Material
..........

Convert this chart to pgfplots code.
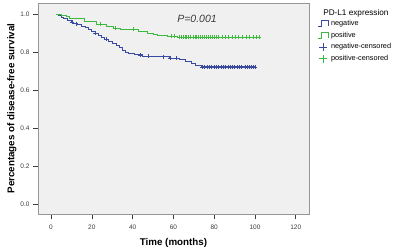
\documentclass[border=0pt]{standalone}
\usepackage{pgfplots}
\pgfplotsset{compat=1.18}
\usepackage{fontspec}
\setmainfont{Liberation Sans}
\definecolor{kmblue}{RGB}{58,74,160}
\definecolor{kmgreen}{RGB}{62,184,62}
\definecolor{plotbg}{RGB}{240,240,240}
\definecolor{framegray}{RGB}{150,150,150}
\definecolor{ticktext}{RGB}{60,60,60}
\begin{document}
\begin{tikzpicture}
\useasboundingbox (-38pt,-35pt) rectangle (360pt,214pt);
\begin{axis}[
  at={(0pt,0pt)}, anchor=south west,
  scale only axis, width=271pt, height=211pt,
  xmin=-6.4, xmax=126.5, ymin=-0.053, ymax=1.058,
  xtick={0,20,...,120}, ytick={0,0.2,0.4,0.6,0.8,1.0},
  yticklabel style={/pgf/number format/.cd,fixed,fixed zerofill,precision=1},
  /pgf/number format/assume math mode=true,
  tick label style={font=\fontsize{6.5}{7}\selectfont, text=ticktext},
  xticklabel style={yshift=-2.5pt},
  tick align=outside, major tick length=5pt,
  tick style={ticktext, line width=0.6pt},
  xtick pos=bottom, ytick pos=left,
  axis line style={framegray, line width=0.8pt},
  axis background/.style={fill=plotbg},
  xlabel={\bfseries Time (months)},
  ylabel={\bfseries Percentages of disease-free survival},
  label style={font=\fontsize{9.8}{11}\selectfont},
  xlabel style={yshift=-2pt},
  ylabel style={yshift=-3pt},
  clip=false,
  legend cell align=left,
  legend style={at={(rel axis cs:1.03,0.93)}, anchor=north west, draw=none, fill=none,
    font=\fontsize{7.3}{8}\selectfont, row sep=1pt, inner sep=0pt},
]
% negative
\addplot[kmblue, line width=0.7pt, const plot, mark=none,
  legend image code/.code={\draw[kmblue,line width=0.7pt] (0pt,-3pt)--(4pt,-3pt)--(4pt,3pt)--(11pt,3pt)--(11pt,-3pt);}]
coordinates {(2.5,1.0)(3.5,0.992)(5,0.983)(6,0.975)(8,0.966)(10,0.958)(11,0.95)(13,0.945)(15,0.937)(17,0.93)(18.5,0.92)(20,0.91)(21.5,0.90)(23,0.89)(24.5,0.875)(26,0.866)(28,0.855)(30,0.846)(32,0.835)(33.5,0.822)(35,0.81)(36.5,0.80)(38,0.792)(41,0.785)(45,0.778)(50,0.775)(58,0.768)(63,0.76)(66,0.75)(69,0.74)(71,0.73)(73.5,0.722)(100,0.722)};
\addlegendentry{negative}
% positive
\addplot[kmgreen, line width=0.7pt, const plot, mark=none,
  legend image code/.code={\draw[kmgreen,line width=0.7pt] (0pt,-3pt)--(4pt,-3pt)--(4pt,3pt)--(11pt,3pt)--(11pt,-3pt);}]
coordinates {(2.5,1.0)(5,0.993)(7.5,0.986)(9.2,0.977)(16.5,0.962)(22,0.946)(27,0.935)(30.4,0.925)(33.8,0.92)(43,0.907)(47,0.898)(50,0.893)(52,0.889)(57,0.882)(62,0.878)(103,0.878)};
\addlegendentry{positive}
% negative censored
\addplot[kmblue, only marks, mark=+, mark size=2pt, line width=0.5pt,
  legend image code/.code={\draw[kmblue,line width=0.6pt] (1.5pt,0pt)--(9.5pt,0pt) (5.5pt,-4pt)--(5.5pt,4pt);}]
coordinates {(10.3,0.958)(12.3,0.95)(21.6,0.90)(27.3,0.866)(43.6,0.785)(47.7,0.778)(55,0.775)(58.3,0.768)(61.6,0.768)
(74,0.722)(75,0.722)(76.5,0.722)(77.5,0.722)(78.5,0.722)(80,0.722)(81,0.722)(82,0.722)(83.5,0.722)(84.5,0.722)(85.5,0.722)(87,0.722)(88,0.722)(89,0.722)(90,0.722)(91.5,0.722)(92.5,0.722)(93.5,0.722)(95,0.722)(96,0.722)(97,0.722)(98,0.722)(99,0.722)(100,0.722)};
\addlegendentry{negative-censored}
% positive censored
\addplot[kmgreen, only marks, mark=+, mark size=2pt, line width=0.5pt,
  legend image code/.code={\draw[kmgreen,line width=0.6pt] (1.5pt,0pt)--(9.5pt,0pt) (5.5pt,-4pt)--(5.5pt,4pt);}]
coordinates {(24,0.946)(31.4,0.925)(40.3,0.92)(59,0.882)(60.5,0.882)
(63,0.878)(64,0.878)(65,0.878)(66,0.878)(66.5,0.878)(67.5,0.878)(68.5,0.878)(69.5,0.878)(70.5,0.878)(71,0.878)(72,0.878)(73,0.878)(74,0.878)(75,0.878)(76,0.878)(77,0.878)(78,0.878)(79,0.878)(80,0.878)(81,0.878)(82,0.878)(84,0.878)(85.5,0.878)(87,0.878)(89,0.878)(90.5,0.878)(92,0.878)(94,0.878)(95.5,0.878)(97,0.878)(99,0.878)(100.5,0.878)(102,0.878)};
\addlegendentry{positive-censored}
\node[font=\itshape\fontsize{10.5}{12}\selectfont, text=ticktext] at (axis cs:71.6,0.974) {P=0.001};
\node[anchor=west, font=\fontsize{8.2}{9}\selectfont, inner sep=0pt] at (rel axis cs:1.052,0.953) {PD-L1 expression};
\end{axis}
\end{tikzpicture}
\end{document}
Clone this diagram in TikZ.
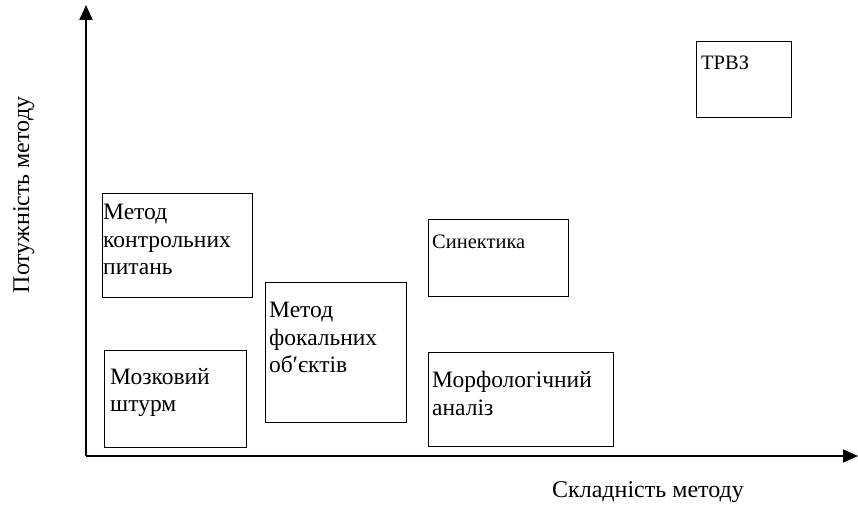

..........

Return each line among the entries that holds the word "this".

Solved exercise
Convert this chart to pgfplots code.
Clone this diagram in TikZ.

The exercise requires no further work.